They looked beautiful…for about a week until the plants died from lack of water. (I do realize I could have watered them but I never quite felt like lugging the hose or a jug of water out there.) So, in anticipation of another outdoor season, and determined to NOT let two more plants die, I decided to make the planters into outdoor hanging lights. It seemed like a great idea but I had a heck of a time finding a lighting kit that I could plug in and that was rated for outdoor use. I ultimately abandoned my idea of outdoor hanging lights and moved on to Plan B, which is actually BETTER!

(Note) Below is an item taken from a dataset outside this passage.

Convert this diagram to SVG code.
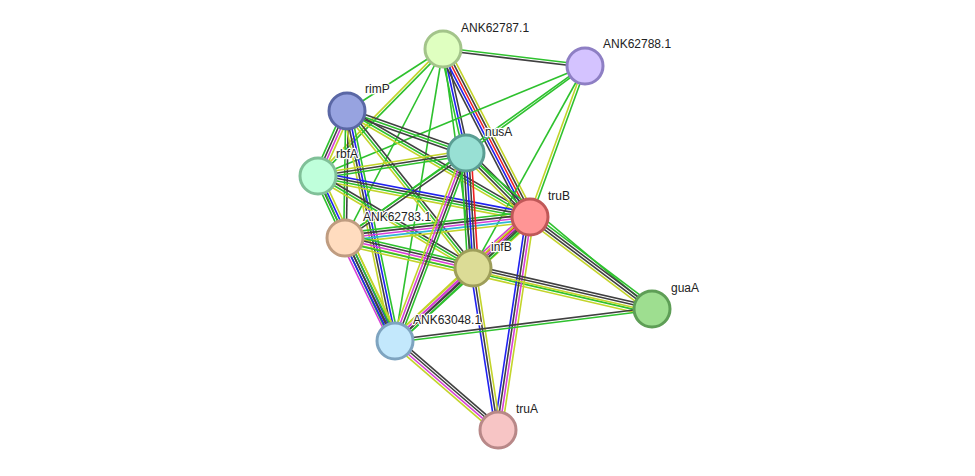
<svg xmlns="http://www.w3.org/2000/svg" width="975" height="476" viewBox="0 0 975 476">
<style>
line{stroke-width:1.6;fill:none}
.G{stroke:#2ec12e}.Y{stroke:#c3d42a}.K{stroke:#404040}.M{stroke:#d63fd6}.C{stroke:#2fb6d8}.B{stroke:#2020f0}.R{stroke:#f02020}
circle{stroke-width:3}
text{font-family:"Liberation Sans",Arial,sans-serif;font-size:12px;fill:#222;stroke:#fff;stroke-width:2.5;paint-order:stroke;stroke-linejoin:round}
</style>
<rect width="975" height="476" fill="#fff"/>
<g id="edges">
<g transform="translate(443,49) rotate(6.83)"><line class="G" x2="143" y1="-1.3" y2="-1.3"/><line class="K" x2="143" y1="1.3" y2="1.3"/></g>
<g transform="translate(443,49) rotate(147.14)"><line class="G" x2="114.3"/></g>
<g transform="translate(443,49) rotate(134.55)"><line class="G" x2="178.2" y1="-1.3" y2="-1.3"/><line class="Y" x2="178.2" y1="1.3" y2="1.3"/></g>
<g transform="translate(443,49) rotate(117.4)"><line class="G" x2="212.9"/></g>
<g transform="translate(443,49) rotate(77.53)"><line class="G" x2="106.5" y1="2.6" y2="2.6"/><line class="B" x2="106.5"/><line class="K" x2="106.5" y1="-2.6" y2="-2.6"/></g>
<g transform="translate(443,49) rotate(62.62)"><line class="Y" x2="189.2" y1="-5.2" y2="-5.2"/><line class="K" x2="189.2" y1="-2.6" y2="-2.6"/><line class="R" x2="189.2"/><line class="B" x2="189.2" y1="2.6" y2="2.6"/><line class="K" x2="189.2" y1="5.2" y2="5.2"/></g>
<g transform="translate(443,49) rotate(82.2)"><line class="G" x2="221"/></g>
<g transform="translate(443,49) rotate(99.33)"><line class="G" x2="295.9"/></g>
<g transform="translate(585,66) rotate(143.83)"><line class="G" x2="147.4" y1="-0.8" y2="-0.8"/></g>
<g transform="translate(585,66) rotate(157.61)"><line class="G" x2="288.8"/></g>
<g transform="translate(585,66) rotate(110)"><line class="G" x2="160.7" y1="-1.3" y2="-1.3"/><line class="Y" x2="160.7" y1="1.3" y2="1.3"/></g>
<g transform="translate(585,66) rotate(119)"><line class="G" x2="231"/></g>
<g transform="translate(585,66) rotate(144.4)"><line class="G" x2="295.3" y1="0.8" y2="0.8"/></g>
<g transform="translate(347,111) rotate(114.04)"><line class="Y" x2="71.2" y1="-3.9" y2="-3.9"/><line class="M" x2="71.2" y1="-1.3" y2="-1.3"/><line class="K" x2="71.2" y1="1.3" y2="1.3"/><line class="G" x2="71.2" y1="3.9" y2="3.9"/></g>
<g transform="translate(347,111) rotate(90.9)"><line class="K" x2="127" y1="-1.3" y2="-1.3"/><line class="G" x2="127" y1="1.3" y2="1.3"/></g>
<g transform="translate(347,111) rotate(78.21)"><line class="G" x2="235" y1="-3.9" y2="-3.9"/><line class="B" x2="235" y1="-1.3" y2="-1.3"/><line class="K" x2="235" y1="1.3" y2="1.3"/><line class="Y" x2="235" y1="3.9" y2="3.9"/></g>
<g transform="translate(347,111) rotate(19.44)"><line class="K" x2="126.2" y1="-2.6" y2="-2.6"/><line class="G" x2="126.2"/><line class="K" x2="126.2" y1="2.6" y2="2.6"/></g>
<g transform="translate(347,111) rotate(30.08)"><line class="K" x2="211.5" y1="-2.6" y2="-2.6"/><line class="G" x2="211.5"/><line class="Y" x2="211.5" y1="2.6" y2="2.6"/></g>
<g transform="translate(347,111) rotate(51.25)"><line class="K" x2="201.3" y1="-2.6" y2="-2.6"/><line class="G" x2="201.3"/><line class="Y" x2="201.3" y1="2.6" y2="2.6"/></g>
<g transform="translate(318,176) rotate(-8.83)"><line class="Y" x2="149.8" y1="-2.6" y2="-2.6"/><line class="K" x2="149.8"/><line class="G" x2="149.8" y1="2.6" y2="2.6"/></g>
<g transform="translate(318,176) rotate(10.95)"><line class="B" x2="215.9" y1="-3.9" y2="-3.9"/><line class="K" x2="215.9" y1="-1.3" y2="-1.3"/><line class="G" x2="215.9" y1="1.3" y2="1.3"/><line class="Y" x2="215.9" y1="3.9" y2="3.9"/></g>
<g transform="translate(318,176) rotate(30.69)"><line class="K" x2="180.2" y1="-2.6" y2="-2.6"/><line class="G" x2="180.2"/><line class="Y" x2="180.2" y1="2.6" y2="2.6"/></g>
<g transform="translate(318,176) rotate(64.98)"><line class="Y" x2="182.1" y1="-3.9" y2="-3.9"/><line class="B" x2="182.1" y1="-1.3" y2="-1.3"/><line class="K" x2="182.1" y1="1.3" y2="1.3"/><line class="G" x2="182.1" y1="3.9" y2="3.9"/></g>
<g transform="translate(318,176) rotate(66.46)"><line class="G" x2="67.6"/></g>
<g transform="translate(345,238) rotate(-35.09)"><line class="G" x2="147.9" y1="-1.3" y2="-1.3"/><line class="K" x2="147.9" y1="1.3" y2="1.3"/></g>
<g transform="translate(345,238) rotate(-6.48)"><line class="G" x2="186.2" y1="-5.2" y2="-5.2"/><line class="K" x2="186.2" y1="-2.6" y2="-2.6"/><line class="M" x2="186.2"/><line class="C" x2="186.2" y1="2.6" y2="2.6"/><line class="Y" x2="186.2" y1="5.2" y2="5.2"/></g>
<g transform="translate(345,238) rotate(13.19)"><line class="G" x2="131.5" y1="-3.9" y2="-3.9"/><line class="K" x2="131.5" y1="-1.3" y2="-1.3"/><line class="M" x2="131.5" y1="1.3" y2="1.3"/><line class="Y" x2="131.5" y1="3.9" y2="3.9"/></g>
<g transform="translate(345,238) rotate(64.1)"><line class="Y" x2="114.5" y1="-5.2" y2="-5.2"/><line class="G" x2="114.5" y1="-2.6" y2="-2.6"/><line class="K" x2="114.5"/><line class="B" x2="114.5" y1="2.6" y2="2.6"/><line class="M" x2="114.5" y1="5.2" y2="5.2"/></g>
<g transform="translate(345,238) rotate(13.02)"><line class="G" x2="315.1" y1="4.5" y2="4.5"/><line class="Y" x2="315.1" y1="7.1" y2="7.1"/></g>
<g transform="translate(466,153) rotate(45)"><line class="K" x2="90.5" y1="-3.9" y2="-3.9"/><line class="G" x2="90.5" y1="-1.3" y2="-1.3"/><line class="K" x2="90.5" y1="1.3" y2="1.3"/><line class="Y" x2="90.5" y1="3.9" y2="3.9"/></g>
<g transform="translate(466,153) rotate(86.52)"><line class="R" x2="115.2" y1="-5.2" y2="-5.2"/><line class="K" x2="115.2" y1="-2.6" y2="-2.6"/><line class="B" x2="115.2"/><line class="K" x2="115.2" y1="2.6" y2="2.6"/><line class="G" x2="115.2" y1="5.2" y2="5.2"/></g>
<g transform="translate(466,153) rotate(110.69)"><line class="G" x2="201" y1="-3.9" y2="-3.9"/><line class="K" x2="201" y1="-1.3" y2="-1.3"/><line class="M" x2="201" y1="1.3" y2="1.3"/><line class="Y" x2="201" y1="3.9" y2="3.9"/></g>
<g transform="translate(466,153) rotate(39.99)"><line class="G" x2="242.8"/></g>
<g transform="translate(530,217) rotate(138.18)"><line class="Y" x2="76.5" y1="-5.2" y2="-5.2"/><line class="G" x2="76.5" y1="-2.6" y2="-2.6"/><line class="K" x2="76.5"/><line class="R" x2="76.5" y1="2.6" y2="2.6"/><line class="M" x2="76.5" y1="5.2" y2="5.2"/></g>
<g transform="translate(530,217) rotate(37.02)"><line class="G" x2="152.8" y1="-3.9" y2="-3.9"/><line class="K" x2="152.8" y1="-1.3" y2="-1.3"/><line class="K" x2="152.8" y1="1.3" y2="1.3"/><line class="Y" x2="152.8" y1="3.9" y2="3.9"/></g>
<g transform="translate(530,217) rotate(137.43)"><line class="G" x2="183.3" y1="-3.9" y2="-3.9"/><line class="K" x2="183.3" y1="-1.3" y2="-1.3"/><line class="M" x2="183.3" y1="1.3" y2="1.3"/><line class="Y" x2="183.3" y1="3.9" y2="3.9"/></g>
<g transform="translate(530,217) rotate(98.54)"><line class="Y" x2="215.4" y1="-3.9" y2="-3.9"/><line class="M" x2="215.4" y1="-1.3" y2="-1.3"/><line class="K" x2="215.4" y1="1.3" y2="1.3"/><line class="B" x2="215.4" y1="3.9" y2="3.9"/></g>
<g transform="translate(473,268) rotate(12.9)"><line class="K" x2="183.6" y1="-2.6" y2="-2.6"/><line class="K" x2="183.6"/><line class="Y" x2="183.6" y1="2.6" y2="2.6"/></g>
<g transform="translate(473,268) rotate(136.9)"><line class="G" x2="106.8" y1="-3.9" y2="-3.9"/><line class="K" x2="106.8" y1="-1.3" y2="-1.3"/><line class="M" x2="106.8" y1="1.3" y2="1.3"/><line class="Y" x2="106.8" y1="3.9" y2="3.9"/></g>
<g transform="translate(473,268) rotate(81.23)"><line class="Y" x2="163.9" y1="-2.6" y2="-2.6"/><line class="K" x2="163.9"/><line class="B" x2="163.9" y1="2.6" y2="2.6"/></g>
<g transform="translate(395,341) rotate(-7.1)"><line class="K" x2="259" y1="-1.3" y2="-1.3"/><line class="G" x2="259" y1="1.3" y2="1.3"/></g>
<g transform="translate(395,341) rotate(40.83)"><line class="K" x2="136.1" y1="-3.9" y2="-3.9"/><line class="K" x2="136.1" y1="-1.3" y2="-1.3"/><line class="M" x2="136.1" y1="1.3" y2="1.3"/><line class="Y" x2="136.1" y1="3.9" y2="3.9"/></g>
</g>
<g id="ANK62787.1"><circle cx="443" cy="49" r="18" fill="#dfffc0" stroke="#a3c48a"/><text x="461" y="32">ANK62787.1</text></g>
<g id="ANK62788.1"><circle cx="585" cy="66" r="18" fill="#d4c3ff" stroke="#8e7fc4"/><text x="603" y="48">ANK62788.1</text></g>
<g id="rimP"><circle cx="347" cy="111" r="18" fill="#97a3e0" stroke="#5a67a5"/><text x="365" y="93">rimP</text></g>
<g id="nusA"><circle cx="466" cy="153" r="18" fill="#98e0d4" stroke="#5a9e93"/><text x="485" y="136">nusA</text></g>
<g id="rbfA"><circle cx="318" cy="176" r="18" fill="#bfffdb" stroke="#80c098"/><text x="336" y="158">rbfA</text></g>
<g id="truB"><circle cx="530" cy="217" r="18" fill="#ff9595" stroke="#c05858"/><text x="548" y="200">truB</text></g>
<g id="ANK62783.1"><circle cx="345" cy="238" r="18" fill="#ffdcbf" stroke="#bf9c80"/><text x="363" y="221">ANK62783.1</text></g>
<g id="infB"><circle cx="473" cy="268" r="18" fill="#dcdc96" stroke="#9e9e5a"/><text x="491" y="251">infB</text></g>
<g id="guaA"><circle cx="652" cy="309" r="18" fill="#9ede90" stroke="#5e9e56"/><text x="671" y="292">guaA</text></g>
<g id="ANK63048.1"><circle cx="395" cy="341" r="18" fill="#c3e8fc" stroke="#7ea4c0"/><text x="413" y="324">ANK63048.1</text></g>
<g id="truA"><circle cx="498" cy="430" r="18" fill="#f7c5c5" stroke="#b88888"/><text x="516" y="413">truA</text></g>
</svg>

Plan B–to use the hanging planters in my mudroom to replace the existing hanging pendants–was free! and I get to enjoy them everyday, all year long. The exsisting mudroom pendants were fine, but one thing I HATE about them is that they are glass, and even after I take them down and wash them, they still look dirty/dusty.

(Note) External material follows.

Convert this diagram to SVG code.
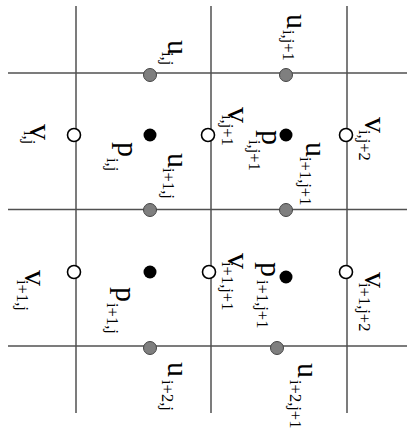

Like I said, this was a quick and easy change. I started by shutting off the power to the mudroom at the breaker box. Then I removed the lightbulb and glass shade, leaving the pendant cord.
I removed the canopy and unhooked the light fixture completely from the ceiling. This is actually very easy and you can find several resources on-line to help you with the process. JUST BE SURE THE POWER TO THE FIXTURE IS COMPLETELY OFF AT THE SOURCE. I’m not going to describe the steps I took in too much detail because A.) I’m not an electrician and B.) it is kind of boring to write and C.) you can Google it and find way better tutorials than I can provide.

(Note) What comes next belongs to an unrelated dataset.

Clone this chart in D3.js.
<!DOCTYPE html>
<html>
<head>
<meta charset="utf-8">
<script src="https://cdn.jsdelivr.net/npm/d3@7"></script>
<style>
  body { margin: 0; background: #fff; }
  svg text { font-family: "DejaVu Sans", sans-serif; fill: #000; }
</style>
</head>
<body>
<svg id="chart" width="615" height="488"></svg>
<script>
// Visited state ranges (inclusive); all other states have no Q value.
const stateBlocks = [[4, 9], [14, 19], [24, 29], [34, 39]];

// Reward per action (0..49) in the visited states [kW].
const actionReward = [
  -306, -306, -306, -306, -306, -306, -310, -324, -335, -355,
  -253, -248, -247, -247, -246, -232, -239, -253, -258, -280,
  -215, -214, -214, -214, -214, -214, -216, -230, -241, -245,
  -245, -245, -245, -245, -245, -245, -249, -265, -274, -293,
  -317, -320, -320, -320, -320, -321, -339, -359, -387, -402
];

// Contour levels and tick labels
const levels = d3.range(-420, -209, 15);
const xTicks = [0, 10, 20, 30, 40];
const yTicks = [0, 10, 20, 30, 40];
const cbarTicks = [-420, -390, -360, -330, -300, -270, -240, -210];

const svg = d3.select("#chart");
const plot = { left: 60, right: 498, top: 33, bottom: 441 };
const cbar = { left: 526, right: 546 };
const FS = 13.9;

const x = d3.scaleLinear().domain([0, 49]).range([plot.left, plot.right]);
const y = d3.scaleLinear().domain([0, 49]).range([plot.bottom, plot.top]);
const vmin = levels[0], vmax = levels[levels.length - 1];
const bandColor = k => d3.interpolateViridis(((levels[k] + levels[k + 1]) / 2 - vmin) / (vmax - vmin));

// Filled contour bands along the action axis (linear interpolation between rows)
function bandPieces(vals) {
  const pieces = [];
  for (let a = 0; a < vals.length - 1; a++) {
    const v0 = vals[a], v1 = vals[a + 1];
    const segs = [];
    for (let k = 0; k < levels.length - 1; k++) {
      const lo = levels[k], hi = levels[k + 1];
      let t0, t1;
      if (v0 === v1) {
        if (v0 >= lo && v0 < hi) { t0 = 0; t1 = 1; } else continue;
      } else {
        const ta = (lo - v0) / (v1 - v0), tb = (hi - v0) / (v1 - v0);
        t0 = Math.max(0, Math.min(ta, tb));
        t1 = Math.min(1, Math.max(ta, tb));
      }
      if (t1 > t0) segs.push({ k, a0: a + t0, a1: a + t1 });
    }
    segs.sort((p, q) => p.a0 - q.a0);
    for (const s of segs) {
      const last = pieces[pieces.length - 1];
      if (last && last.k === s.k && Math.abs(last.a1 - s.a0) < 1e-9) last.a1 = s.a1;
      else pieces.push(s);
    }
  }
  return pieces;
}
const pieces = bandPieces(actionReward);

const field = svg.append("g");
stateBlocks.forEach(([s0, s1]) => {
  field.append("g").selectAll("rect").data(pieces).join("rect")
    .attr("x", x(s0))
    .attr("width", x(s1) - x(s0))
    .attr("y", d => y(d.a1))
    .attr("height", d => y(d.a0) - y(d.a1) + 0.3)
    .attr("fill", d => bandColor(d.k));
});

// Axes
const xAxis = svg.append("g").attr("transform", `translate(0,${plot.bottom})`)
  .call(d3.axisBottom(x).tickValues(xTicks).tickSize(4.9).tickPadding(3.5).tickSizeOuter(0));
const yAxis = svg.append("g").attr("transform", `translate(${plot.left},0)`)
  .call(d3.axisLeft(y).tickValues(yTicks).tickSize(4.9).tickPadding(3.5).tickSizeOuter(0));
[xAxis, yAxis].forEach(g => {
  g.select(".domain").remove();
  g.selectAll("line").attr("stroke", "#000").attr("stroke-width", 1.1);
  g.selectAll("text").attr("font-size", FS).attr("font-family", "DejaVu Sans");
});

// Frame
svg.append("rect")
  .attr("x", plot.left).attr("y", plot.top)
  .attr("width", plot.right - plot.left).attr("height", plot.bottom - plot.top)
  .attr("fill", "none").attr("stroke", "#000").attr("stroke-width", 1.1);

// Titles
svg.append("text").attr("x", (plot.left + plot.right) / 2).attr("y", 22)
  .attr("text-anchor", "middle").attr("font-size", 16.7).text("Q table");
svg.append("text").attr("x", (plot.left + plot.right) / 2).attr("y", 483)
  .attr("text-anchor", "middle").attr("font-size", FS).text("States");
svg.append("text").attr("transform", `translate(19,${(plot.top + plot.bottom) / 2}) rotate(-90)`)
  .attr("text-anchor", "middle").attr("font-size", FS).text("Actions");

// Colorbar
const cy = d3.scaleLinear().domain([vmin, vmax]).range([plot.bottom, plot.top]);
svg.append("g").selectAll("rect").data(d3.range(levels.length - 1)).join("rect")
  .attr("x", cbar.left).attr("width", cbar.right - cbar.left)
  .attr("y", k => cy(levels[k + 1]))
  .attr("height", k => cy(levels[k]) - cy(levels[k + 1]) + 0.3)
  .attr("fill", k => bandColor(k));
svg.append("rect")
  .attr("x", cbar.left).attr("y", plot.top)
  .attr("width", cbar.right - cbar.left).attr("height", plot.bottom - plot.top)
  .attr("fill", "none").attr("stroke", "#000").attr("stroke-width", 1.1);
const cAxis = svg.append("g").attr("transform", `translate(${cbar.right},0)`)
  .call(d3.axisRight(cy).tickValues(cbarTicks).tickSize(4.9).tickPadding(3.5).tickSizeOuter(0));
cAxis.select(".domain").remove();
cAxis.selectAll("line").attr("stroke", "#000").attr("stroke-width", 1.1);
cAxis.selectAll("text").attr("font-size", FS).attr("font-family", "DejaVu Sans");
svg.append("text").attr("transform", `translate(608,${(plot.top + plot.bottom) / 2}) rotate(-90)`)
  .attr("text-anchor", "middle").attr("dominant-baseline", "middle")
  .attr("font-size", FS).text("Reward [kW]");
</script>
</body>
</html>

The next step required quite a bit of elbow grease and honestly wasn’t very fun. The chain and the finial needed to be removed to make a hole to thread the pendant cord through. The metal of the planter was actually quite soft but the solder that was used to attach the finial was hard as a rock and very difficult to cut through. I had to use a screwdriver, a hack saw and tin snips to get the job done.
Once the finial was gone I threaded the cord through the planter, re-attached the wires, wound the excess cord into the canopy, and re-attached the canopy. I totally love the result!